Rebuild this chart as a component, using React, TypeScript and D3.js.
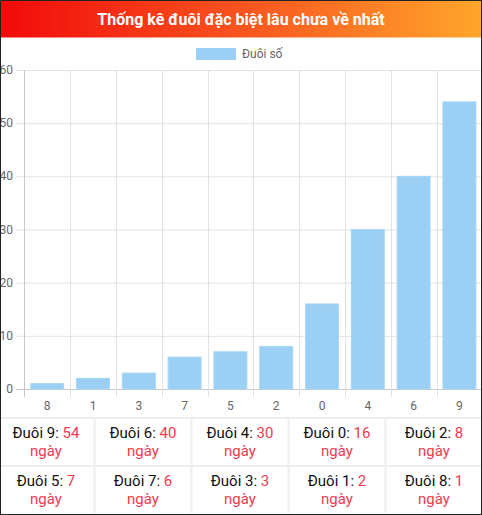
import React from "react";
import * as d3 from "d3";

const TITLE = "Thống kê đuôi đặc biệt lâu chưa về nhất";
const LEGEND_LABEL = "Đuôi số";
const categories = ["8", "1", "3", "7", "5", "2", "0", "4", "6", "9"];
const values = [1, 2, 3, 6, 7, 8, 16, 30, 40, 54];
const yTicks = [0, 10, 20, 30, 40, 50, 60];
const tableRow1 = ["9", "6", "4", "0", "2"];
const tableRow1Vals = [54, 40, 30, 16, 8];
const tableRow2 = ["5", "7", "3", "1", "8"];
const tableRow2Vals = [7, 6, 3, 2, 1];

const W = 482;
const H = 515;
const FONT = "Roboto, 'Noto Sans', sans-serif";
const RED = "#ef3b4f";

export default function App() {
  const x = d3.scaleBand<string>().domain(categories).range([24.3, 482.3]).paddingInner(0).paddingOuter(0);
  const y = d3.scaleLinear().domain([0, 60]).range([389, 70]);
  const bw = x.bandwidth();
  const barW = bw * 0.72;

  const col = d3.scaleBand<number>().domain([0, 1, 2, 3, 4]).range([-2.5, 482.5]);
  const rows = [
    { keys: tableRow1, vals: tableRow1Vals, top: 419, bottom: 465 },
    { keys: tableRow2, vals: tableRow2Vals, top: 467, bottom: 513 },
  ];

  return (
    <div style={{ position: "absolute", left: 0, top: 0, width: W, height: H, background: "#fff" }}>
      <svg width={W} height={H} style={{ display: "block" }} fontFamily={FONT}>
        <defs>
          <linearGradient id="hdr" x1="0" x2="1" y1="0" y2="0">
            <stop offset="0%" stopColor="#f20a0a" />
            <stop offset="50%" stopColor="#f9541f" />
            <stop offset="100%" stopColor="#ffa62b" />
          </linearGradient>
        </defs>
        <rect x={0} y={0} width={W} height={H} fill="#fff" />
        {/* header */}
        <rect x={0} y={0} width={W} height={37.5} fill="url(#hdr)" />
        <text x={W / 2} y={19} textAnchor="middle" dominantBaseline="central" fill="#fff" fontWeight="bold" fontSize={16}>
          {TITLE}
        </text>
        {/* legend */}
        <rect x={196} y={48} width={40} height={12} fill="#9ccff4" />
        <text x={242} y={54} dominantBaseline="central" fill="#666" fontSize={12}>
          {LEGEND_LABEL}
        </text>
        {/* horizontal grid */}
        {yTicks.map((t) => (
          <g key={"y" + t}>
            <line x1={16} x2={482} y1={y(t) + 0.5} y2={y(t) + 0.5} stroke={t === 0 ? "#c8c8c8" : "#e2e2e2"} strokeWidth={1} />
            <text x={13} y={y(t)} textAnchor="end" dominantBaseline="central" fill="#666" fontSize={12}>
              {t}
            </text>
          </g>
        ))}
        {/* vertical grid */}
        {categories.map((c, i) => (
          <line key={"v" + c} x1={Math.round(x(c)!) + 0.5} x2={Math.round(x(c)!) + 0.5} y1={70} y2={397} stroke={i === 0 ? "#c8c8c8" : "#e2e2e2"} strokeWidth={1} />
        ))}
        <line x1={482} x2={482} y1={70} y2={397} stroke="#e2e2e2" />
        {/* bars */}
        {categories.map((c, i) => {
          const cx = x(c)! + bw / 2;
          return (
            <rect
              key={"b" + c}
              x={cx - barW / 2}
              y={y(values[i])}
              width={barW}
              height={y(0) - y(values[i])}
              fill="#9ccff4"
              stroke="#a8d6f6"
              strokeWidth={1}
            />
          );
        })}
        {/* x labels */}
        {categories.map((c) => (
          <text key={"xl" + c} x={x(c)! + bw / 2} y={406} textAnchor="middle" dominantBaseline="central" fill="#666" fontSize={12}>
            {c}
          </text>
        ))}
        {/* table */}
        <rect x={0} y={417} width={W} height={2} fill="#eeeeee" />
        <rect x={0} y={465} width={W} height={2} fill="#eeeeee" />
        {[1, 2, 3, 4].map((k) => (
          <rect key={"cs" + k} x={col(k)! - 1} y={419} width={2} height={94} fill="#eeeeee" />
        ))}
        {rows.map((r, ri) =>
          r.keys.map((k, i) => {
            const cx = col(i)! + col.bandwidth() / 2;
            return (
              <g key={"t" + ri + "-" + i}>
                <text x={cx} y={r.top + 14} textAnchor="middle" dominantBaseline="central" fontSize={15}>
                  <tspan fill="#111">{"Đuôi " + k + ": "}</tspan>
                  <tspan fill={RED}>{r.vals[i]}</tspan>
                </text>
                <text x={cx} y={r.top + 32} textAnchor="middle" dominantBaseline="central" fontSize={15} fill={RED}>
                  ngày
                </text>
              </g>
            );
          })
        )}
        {/* outer border */}
        <rect x={0.5} y={0.5} width={W - 1} height={H - 1} fill="none" stroke="#222" strokeWidth={1} />
      </svg>
    </div>
  );
}
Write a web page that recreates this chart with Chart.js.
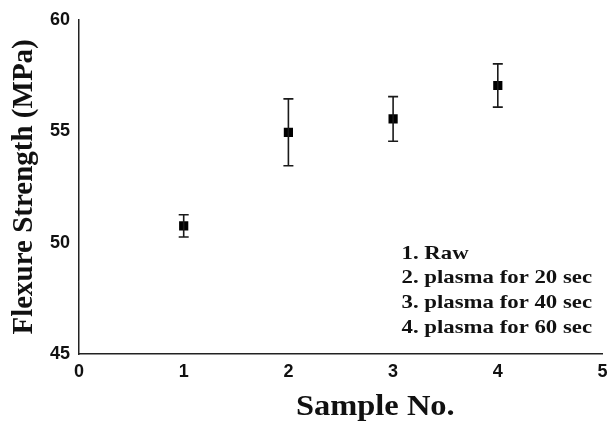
<!DOCTYPE html>
<html>
<head>
<meta charset="utf-8">
<script src="https://cdn.jsdelivr.net/npm/chart.js@4"></script>
<style>
html,body{margin:0;padding:0;background:#fff;}
#wrap{width:609px;height:421px;}
</style>
</head>
<body>
<div id="wrap"><canvas id="c" width="609" height="421"></canvas></div>
<script>
const samples = [1, 2, 3, 4];
const strength = [50.75, 54.95, 55.55, 57.05];
const errors = [0.5, 1.5, 1.0, 0.97];
const xTicks = [0, 1, 2, 3, 4, 5];
const yTicks = [45, 50, 55, 60];
const notes = ["1. Raw", "2. plasma for 20 sec", "3. plasma for 40 sec", "4. plasma for 60 sec"];
const xTitle = "Sample No.";
const yTitle = "Flexure Strength (MPa)";

const errorBars = {
  id: 'errorBars',
  afterDatasetsDraw(chart) {
    const ctx = chart.ctx, xs = chart.scales.x, ys = chart.scales.y;
    ctx.save();
    ctx.strokeStyle = '#1a1a1a';
    ctx.lineWidth = 1.6;
    samples.forEach((s, i) => {
      const px = xs.getPixelForValue(s);
      const top = ys.getPixelForValue(strength[i] + errors[i]);
      const bot = ys.getPixelForValue(strength[i] - errors[i]);
      ctx.beginPath();
      ctx.moveTo(px, top); ctx.lineTo(px, bot);
      ctx.moveTo(px - 5, top); ctx.lineTo(px + 5, top);
      ctx.moveTo(px - 5, bot); ctx.lineTo(px + 5, bot);
      ctx.stroke();
    });
    ctx.restore();
  }
};

const texts = {
  id: 'texts',
  afterDraw(chart) {
    const ctx = chart.ctx, xs = chart.scales.x, ys = chart.scales.y;
    ctx.save();
    ctx.fillStyle = '#111';
    ctx.font = 'bold 29px "Liberation Serif", "Times New Roman", serif';
    ctx.textBaseline = 'middle';
    ctx.textAlign = 'center';
    const tx = xs.getPixelForValue(2.83);
    ctx.save();
    ctx.translate(tx, 408);
    ctx.scale(1.12, 1);
    ctx.fillText(xTitle, 0, 0);
    ctx.restore();
    ctx.font = 'bold 19px "Liberation Serif", "Times New Roman", serif';
    ctx.textAlign = 'left';
    const nx = xs.getPixelForValue(3.08);
    notes.forEach((t, i) => {
      const ny = ys.getPixelForValue(49.5 - i * 1.115);
      ctx.save();
      ctx.translate(nx, ny);
      ctx.scale(1.2, 1);
      ctx.fillText(t, 0, 0);
      ctx.restore();
    });
    ctx.restore();
  }
};

new Chart(document.getElementById('c'), {
  type: 'scatter',
  data: {
    datasets: [{
      data: samples.map((s, i) => ({x: s, y: strength[i]})),
      pointStyle: 'rect',
      pointRadius: 6.5,
      pointHoverRadius: 6.5,
      backgroundColor: '#000',
      borderColor: '#000',
      borderWidth: 0
    }]
  },
  options: {
    responsive: false,
    animation: false,
    events: [],
    layout: {padding: {top: 16, right: 0, left: 0, bottom: 0}},
    plugins: {legend: {display: false}, tooltip: {enabled: false}},
    scales: {
      x: {
        type: 'linear', min: 0, max: 5,
        afterBuildTicks(scale) { scale.ticks = xTicks.map(v => ({value: v})); },
        afterFit(scale) { scale.height = 67; scale.paddingRight = 0; },
        grid: {display: false, drawTicks: false},
        border: {display: true, color: '#222', width: 1.5},
        ticks: {color: '#111', padding: 7, font: {family: '"Liberation Sans", Arial, sans-serif', size: 18, weight: 'bold'}}
      },
      y: {
        type: 'linear', min: 45, max: 60,
        afterBuildTicks(scale) { scale.ticks = yTicks.map(v => ({value: v})); },
        afterFit(scale) { scale.width = 79; },
        grid: {display: false, drawTicks: false},
        border: {display: true, color: '#222', width: 1.5},
        title: {display: true, text: yTitle, color: '#111', padding: {top: 7, bottom: 0},
          font: {family: '"Liberation Serif", "Times New Roman", serif', size: 29, weight: 'bold'}},
        ticks: {color: '#111', padding: 9, font: {family: '"Liberation Sans", Arial, sans-serif', size: 18, weight: 'bold'}}
      }
    }
  },
  plugins: [errorBars, texts]
});
</script>
</body>
</html>
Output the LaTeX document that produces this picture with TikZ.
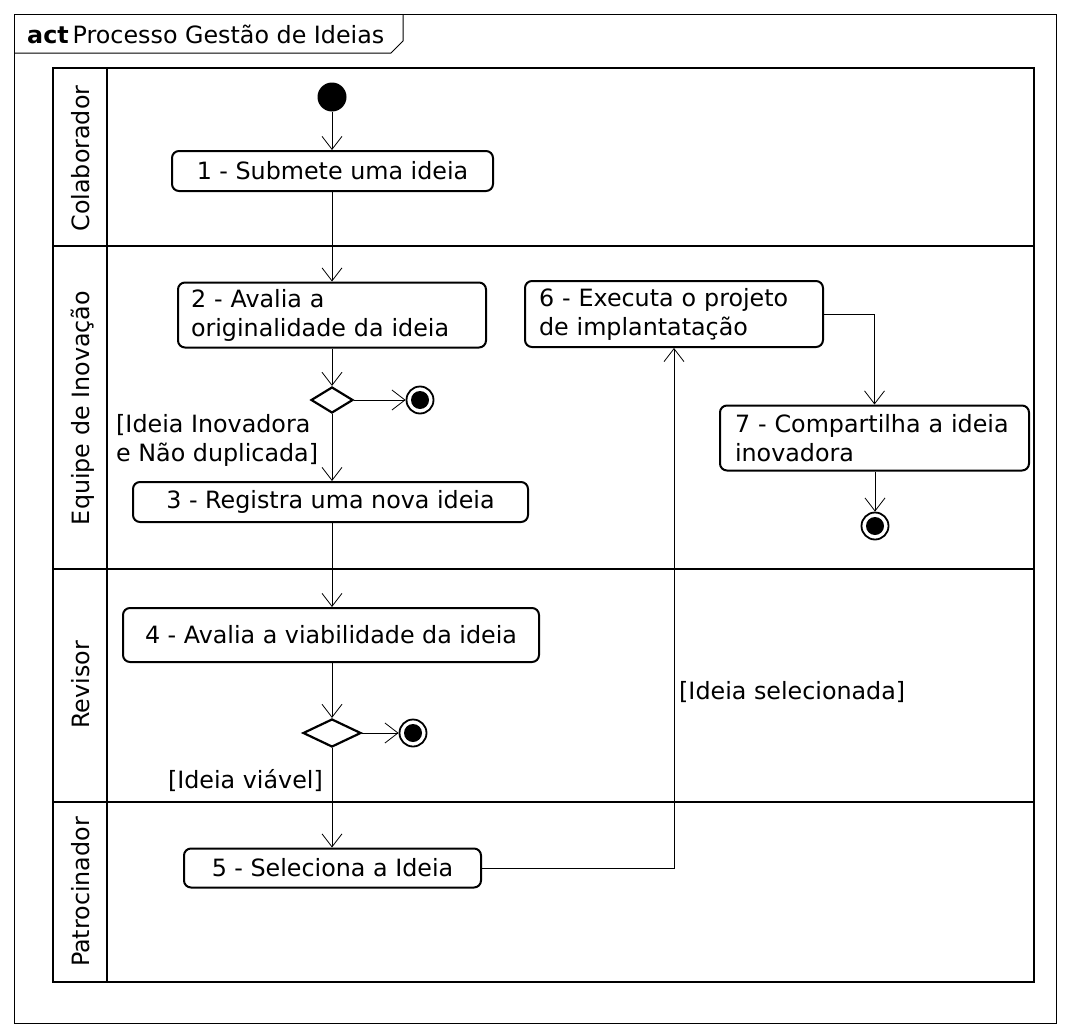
\documentclass[tikz,border=0pt]{standalone}
\usepackage{fontspec}
\setmainfont{DejaVu Sans}
\usetikzlibrary{arrows.meta,shapes.geometric}

\tikzset{
  acao/.style={draw, line width=2pt, rounded corners=7pt, inner sep=0pt},
  decisao/.style={draw, diamond, line width=2.2pt, inner sep=0pt, minimum width=42pt, minimum height=26pt},
  inicio/.style={circle, fill=black, inner sep=0pt, minimum size=29pt},
  fim/.style={circle, draw, line width=1.8pt, inner sep=0pt, minimum size=27pt,
    path picture={\fill[black] (path picture bounding box.center) circle (9pt);}},
  raia/.style={rotate=90, anchor=base, inner sep=0pt},
  guarda/.style={inner sep=0pt},
  fluxo/.style={->, line width=0.8pt}
}

\begin{document}
\begin{tikzpicture}[x=1pt,y=-1pt, font=\fontsize{23.8}{29}\selectfont,
  >={Straight Barb[length=13pt,width=20pt,line width=0.8pt]}]
\useasboundingbox (0,0) rectangle (1069,1036);
%\draw[help lines,step=50] (0,0) grid (1069,1036);

%MOLDURA
\draw[line width=1pt] (14,14) rectangle (1056,1023);
\draw[line width=1pt] (14,53) -- (391,53) -- (403,41) -- (403,14);
\node[anchor=base west, inner sep=0pt] (titulo) at (27,43) {\textbf{act}\,Processo Gestão de Ideias};

%RAIAS
\draw[line width=2.8pt] (53,68) rectangle (1034,982);
\draw[line width=2.8pt] (107,68) -- (107,982);
\foreach \y in {246,569,802}
  \draw[line width=2.8pt] (53,\y) -- (1034,\y);
\node[raia] (colaborador) at (89,158.5) {Colaborador};
\node[raia] (equipe) at (89,408) {Equipe de Inovação};
\node[raia] (revisor) at (89,685) {Revisor};
\node[raia] (patrocinador) at (89,892) {Patrocinador};

%ATIVIDADES
\node[inicio] (ini) at (332,97) {};
\node[acao, minimum width=321pt, minimum height=40pt] (a1) at (332.5,171) {1 - Submete uma ideia};
\node[acao, minimum width=308pt, minimum height=65pt, text width=282pt, align=left] (a2) at (332,315) {2 - Avalia a\\originalidade da ideia};
\node[decisao] (d1) at (332,400) {};
\node[fim] (fim1) at (420,400) {};
\node[acao, minimum width=395pt, minimum height=40pt] (a3) at (330.5,502) {3 - Registra uma nova ideia};
\node[acao, minimum width=416pt, minimum height=54pt] (a4) at (331,635) {4 - Avalia a viabilidade da ideia};
\node[decisao, minimum width=58pt, minimum height=28pt] (d2) at (332,733) {};
\node[fim] (fim2) at (413,733) {};
\node[acao, minimum width=297pt, minimum height=39pt] (a5) at (332.5,868) {5 - Seleciona a Ideia};
\node[acao, minimum width=298pt, minimum height=66pt, text width=270pt, align=left] (a6) at (674,314) {6 - Executa o projeto\\de implantatação};
\node[acao, minimum width=309pt, minimum height=65pt, text width=279pt, align=left] (a7) at (874.5,438) {7 - Compartilha a ideia\\inovadora};
\node[fim] (fim3) at (875,526) {};

%GUARDAS
\node[guarda, anchor=north west, align=left] (g1) at (116,414) {[Ideia Inovadora\\e Não duplicada]};
\node[guarda, anchor=base east] (g2) at (323,788) {[Ideia viável]};
\node[guarda, anchor=base west] (g3) at (679,699) {[Ideia selecionada]};

%FLUXOS
\draw[fluxo] (ini) -- (ini |- a1.north);
\draw[fluxo] (ini |- a1.south) -- (ini |- a2.north);
\draw[fluxo] (d1 |- a2.south) -- (d1);
\draw[fluxo] (d1) -- (fim1);
\draw[fluxo] (d1) -- (d1 |- a3.north);
\draw[fluxo] (d1 |- a3.south) -- (d1 |- a4.north);
\draw[fluxo] (d2 |- a4.south) -- (d2);
\draw[fluxo] (d2) -- (fim2);
\draw[fluxo] (d2) -- (d2 |- a5.north);
\draw[fluxo] (a5.east) -| (a6.south);
\draw[fluxo] (a6.east) -| (a7.north);
\draw[fluxo] (a7.south -| fim3) -- (fim3);

\end{tikzpicture}
\end{document}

**Stated problem:** Scan the data for the word "React" and copy every line where it shows up.

**Result below:**
Rebuild this chart as a component, using React, TypeScript and D3.js.
import React from "react";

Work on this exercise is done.